I’ve heard people compare this story with that of London Mayor Boris Johnson who was elected into office after a very high-profile affair and who has continued in office despite reports of others. But the key difference here is the level of absolutely sordid detail involved. It really makes Mayor Brown’s position so much more difficult. It’s the kind of sordid detail which very nearly ruined Bill Clinton.

Where to from here?

From what we know about the story so far, I think he’s done what he can at this point. And I have to say that I think he’s done it quite well.

He’s done the public mea culpa. Now he needs to lie low and concentrate on his family. If he’s serious about his decision to tough it out and hang onto the job it’s really a case of least said, soonest mended.

And, after a suitable period of lying low he absolutely needs to get on with business and be seen to be doing so, rebuilding that reputational credit rating which has just taken such a hammering.

Can he continue with any credibility?

That’s a real tough question. In most of the situations I’ve worked in there hasn’t been the astounding level of lurid detail we have with this story and it’s been relatively easy for us all to get over it and move on.

But with this story an awful lot of people are going to have an awful lot of mental pictures in their minds whenever they meet him. Ultimately he’s the one who’s going to have to decide whether or not there are too many of us out there.

Apologies

Look, I’m a bit unconventional when it comes to apologies. I’ve written about the subject quite a lot on The PRBlog – I think they’re horribly over-used.

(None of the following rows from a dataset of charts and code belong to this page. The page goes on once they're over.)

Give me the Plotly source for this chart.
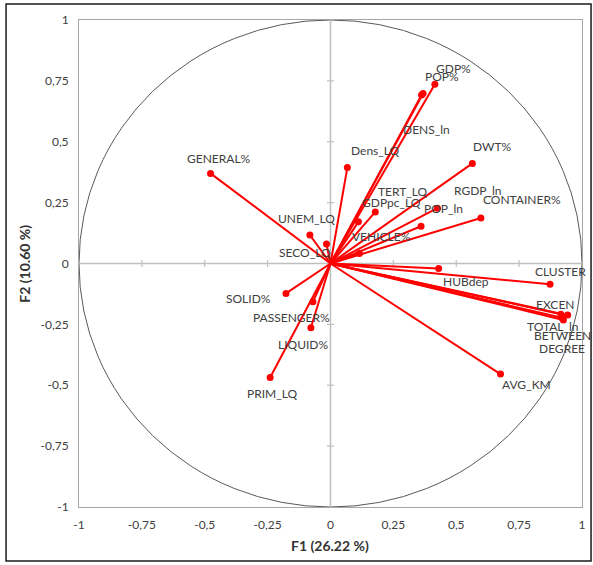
import plotly.graph_objects as go

# Variable names and loadings on F1 / F2
variables = ["GDP%", "POP%", "DENS_ln", "Dens_LQ", "DWT%", "GENERAL%", "TERT_LQ", "GDPpc_LQ",
             "RGDP_ln", "POP_ln", "CONTAINER%", "VEHICLE%", "UNEM_LQ", "SECO_LQ", "CLUSTER",
             "HUBdep", "EXCEN", "TOTAL_ln", "BETWEEN", "DEGREE", "AVG_KM", "SOLID%",
             "PASSENGER%", "LIQUID%", "PRIM_LQ"]
f1 = [0.415, 0.368, 0.362, 0.067, 0.564, -0.477, 0.178, 0.111,
      0.425, 0.360, 0.598, 0.115, -0.082, -0.016, 0.873,
      0.430, 0.943, 0.916, 0.926, 0.920, 0.676, -0.177,
      -0.070, -0.078, -0.240]
f2 = [0.736, 0.698, 0.692, 0.394, 0.411, 0.370, 0.212, 0.171,
      0.227, 0.153, 0.187, 0.041, 0.117, 0.080, -0.085,
      -0.021, -0.212, -0.208, -0.232, -0.223, -0.454, -0.123,
      -0.157, -0.264, -0.468]
# label pixel offsets (style only)
label_dx = [19, 19, 5, 28, 20, 8, 28, 33, 41, 22, 41, 22, -3, -21, 10,
            27, -13, -8, -1, 0, 26, -37, -21, -8, 2]
label_dy = [16, 17, -34, 17, 17, 15, 20, 19, 18, 18, 18, 17, 17, -8, 13,
            -13, 11, -12, -16, -31, -10, -5, -16, -17, -16]

tick_vals = [-1, -0.75, -0.5, -0.25, 0, 0.25, 0.5, 0.75, 1]
tick_text = ["-1", "-0,75", "-0,5", "-0,25", "0", "0,25", "0,5", "0,75", "1"]

RED = "#ff0000"
GREY = "#bfbfbf"
FONT = "Lato"

fig = go.Figure()

lx, ly = [], []
for x, y in zip(f1, f2):
    lx += [0, x, None]
    ly += [0, y, None]
fig.add_trace(go.Scatter(x=lx, y=ly, mode="lines", line=dict(color=RED, width=2),
                         hoverinfo="skip", showlegend=False, cliponaxis=False))
fig.add_trace(go.Scatter(x=f1, y=f2, mode="markers", text=variables,
                         marker=dict(color=RED, size=7), showlegend=False, cliponaxis=False))

# unit circle
fig.add_shape(type="circle", xref="x", yref="y", x0=-1, y0=-1, x1=1, y1=1,
              line=dict(color="#595959", width=1), layer="below")
# zero axes with small tick marks
fig.add_shape(type="line", xref="x", yref="y", x0=-1, x1=1, y0=0, y1=0,
              line=dict(color=GREY, width=1.5), layer="below")
fig.add_shape(type="line", xref="x", yref="y", x0=0, x1=0, y0=-1, y1=1,
              line=dict(color=GREY, width=1.5), layer="below")
for t in tick_vals:
    if t in (-1, 0, 1):
        continue
    fig.add_shape(type="line", xref="x", yref="y", x0=t, x1=t, y0=-0.014, y1=0.014,
                  line=dict(color=GREY, width=1.2), layer="below")
    fig.add_shape(type="line", xref="x", yref="y", x0=-0.014, x1=0.014, y0=t, y1=t,
                  line=dict(color=GREY, width=1.2), layer="below")

for name, x, y, dx, dy in zip(variables, f1, f2, label_dx, label_dy):
    fig.add_annotation(x=x, y=y, text=name, showarrow=False, xshift=dx, yshift=dy,
                       font=dict(family=FONT, size=12, color="#404040"))

# axis titles
fig.add_annotation(xref="paper", yref="paper", x=0.499, y=-0.079, text="<b>F1 (26.22 %)</b>",
                   xanchor="center", yanchor="middle",
                   showarrow=False, font=dict(family=FONT, size=14, color="#333333"))
fig.add_annotation(xref="paper", yref="paper", x=-0.109, y=0.5, text="<b>F2 (10.60 %)</b>",
                   xanchor="center", yanchor="middle",
                   textangle=-90, showarrow=False, font=dict(family=FONT, size=14, color="#333333"))

# outer border of the picture
fig.add_shape(type="rect", xref="paper", yref="paper",
              x0=-0.145, x1=1.018, y0=-0.111, y1=1.033,
              line=dict(color="#1a1a1a", width=1.5))

axis_common = dict(range=[-1, 1], tickvals=tick_vals, ticktext=tick_text,
                   showgrid=False, zeroline=False, showline=True, mirror=True,
                   linecolor="#a6a6a6", linewidth=1, ticks="outside", ticklen=7,
                   tickcolor="rgba(0,0,0,0)", automargin=False,
                   tickfont=dict(family=FONT, size=12, color="#404040"))
fig.update_xaxes(**axis_common)
fig.update_yaxes(**axis_common)

fig.update_layout(width=593, height=565, margin=dict(l=79, r=11, t=20, b=58),
                  paper_bgcolor="white", plot_bgcolor="white",
                  font=dict(family=FONT))

fig.write_html("out.html", config={"displayModeBar": False},
               post_script="document.body.style.margin='0';document.body.style.padding='0';")
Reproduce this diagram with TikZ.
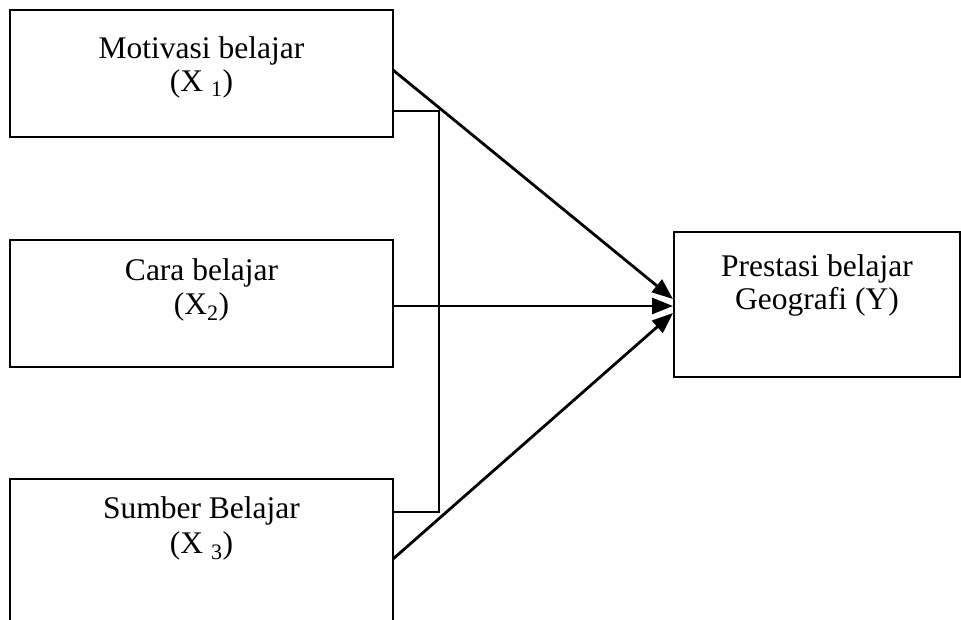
\documentclass[tikz,border=0pt]{standalone}
\usepackage{fontspec}
\setmainfont{Liberation Serif}
\usetikzlibrary{arrows.meta,calc}
\begin{document}
\begin{tikzpicture}[x=1pt,y=-1pt,
  boxline/.style={draw=black,line width=2.4pt},
  conn/.style={draw=black,line width=2.8pt},
  arr/.style={conn,-{Triangle[length=21pt,width=16pt]}},
  lbl/.style={anchor=base,inner sep=0pt,font=\fontsize{31.5}{36}\selectfont}]
\useasboundingbox (0,0) rectangle (961,619);
\clip (0,0) rectangle (961,619);
\fill[white] (0,0) rectangle (961,619);
% boxes
\coordinate (b1nw) at (10,10);   \coordinate (b1se) at (393,137);
\coordinate (b2nw) at (10,240);  \coordinate (b2se) at (393,367);
\coordinate (b3nw) at (10,479);  \coordinate (b3se) at (393,660);
\coordinate (ynw) at (674,232);  \coordinate (yse) at (960,377);
\path[boxline] (b1nw) rectangle (b1se);
\path[boxline] (b2nw) rectangle (b2se);
\path[boxline] (b3nw) rectangle (b3se);
\path[boxline] (ynw) rectangle (yse);
% labels
\node[lbl] (t1a) at (201.5,58) {Motivasi belajar};
\node[lbl] (t1b) at (201.5,91) {(X \textsubscript{1})};
\node[lbl] (t2a) at (201.5,280) {Cara belajar};
\node[lbl] (t2b) at (201.5,314) {(X\textsubscript{2})};
\node[lbl] (t3a) at (201.5,518) {Sumber Belajar};
\node[lbl] (t3b) at (201.5,553) {(X \textsubscript{3})};
\node[lbl] (tya) at (817,276) {Prestasi belajar};
\node[lbl] (tyb) at (817,309) {Geografi (Y)};
% connector points
\coordinate (s1) at (393,70);
\coordinate (s2) at (393,306);
\coordinate (s3) at (393,559);
\coordinate (e1) at (673,299);
\coordinate (e2) at (673,306);
\coordinate (e3) at (673,313);
\coordinate (k1) at (393,111);
\coordinate (k2) at (439,111);
\coordinate (k3) at (439,512);
\coordinate (k4) at (393,512);
\draw[conn,line width=2.4pt] (k1) -- (k2) -- (k3) -- (k4);
\draw[arr] (s1) -- (e1);
\draw[arr] (s2) -- (e2);
\draw[arr] (s3) -- (e3);
\end{tikzpicture}
\end{document}
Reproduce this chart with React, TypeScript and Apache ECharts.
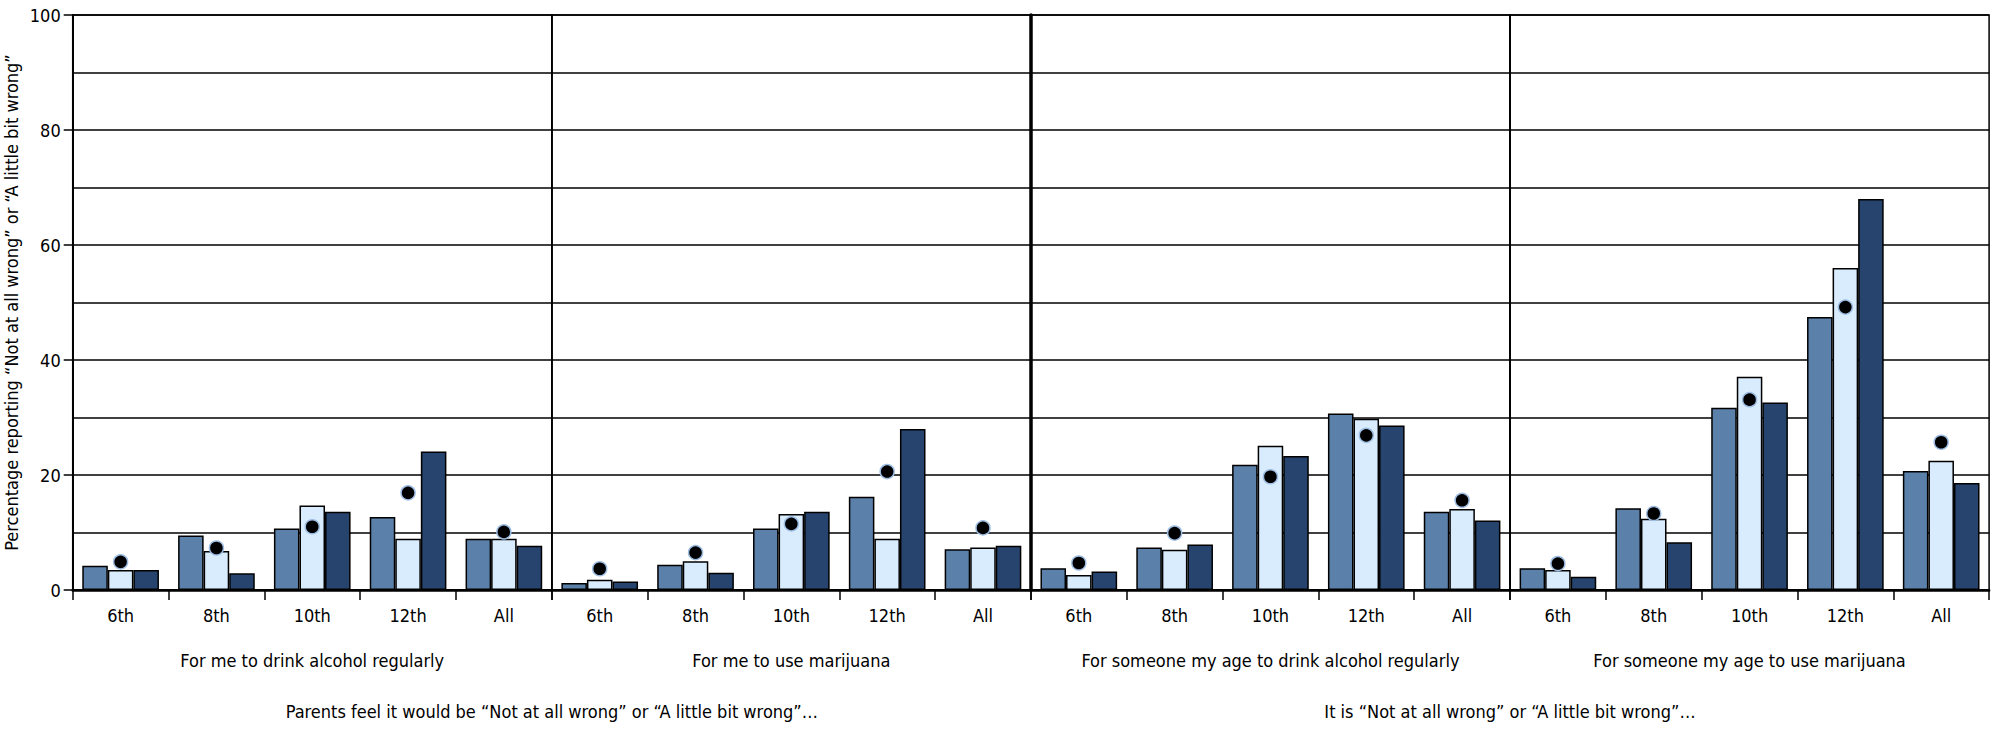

It’s good that he’s contrite. It’s good that he recognises that he’s let his constituents down. And, by all means, he should drop an apology for all that into the conversation.  But simpering and snivelling and over-cooking it in these situations is as dangerous as not apologising at all and I think he’s struck a pretty good balance so far.

We’re not the people he needs to apologise to. Really. If you look past all the hand-wringing about public servants failing their constituents and the politics of this whole thing, the people he really needs to apologise to are his wife and children. They’re the ones who particularly deserve his apologies in all this.